Calculating the \(\text{pH}\) of a solution is essential for understanding its acidity or basicity, a crucial part of acid-base equilibrium studies. In our example, we were tasked with determining the \(\text{pH}\) of a phenol solution. This involves two main steps:

• **Calculate Hydronium Ion Concentration:** We first determined the equilibrium concentration of \(\text{H}_3 \text{O}^+\) ions using the formula:\[x^2 = K_a \times [\text{Initial Concentration of Phenol}]\]Where \(x\) turns out to be the concentration of hydronium ions.
• **Determine pH:** With \(x = [\text{H}_3 \text{O}^+]\), we can find \(\text{pH}\) with:\[\text{pH} = -\log([\text{H}_3 \text{O}^+])\]

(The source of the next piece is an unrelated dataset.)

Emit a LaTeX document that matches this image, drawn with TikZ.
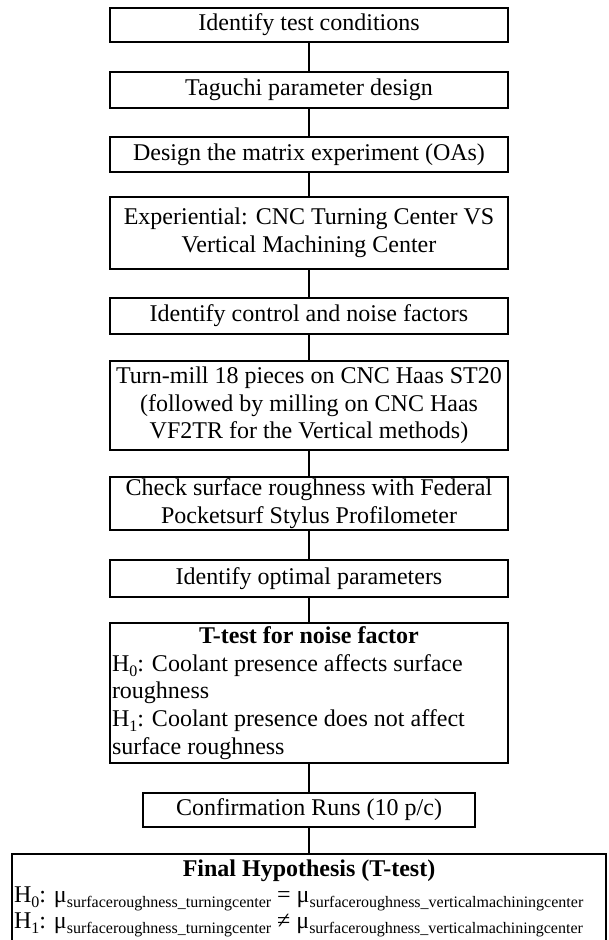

In the exercise, the calculation segment found \(\mathrm{pH} \approx 5.83\). This number represents that the solution is weakly acidic, confirming phenol does not significantly alter the water's natural \(\text{pH}\). Understanding these steps and the logic behind \(\text{pH}\) calculations allows students to deeply explore how weak acids behave in solutions and predict the \(\text{pH}\) of various acidic solutions proficiently.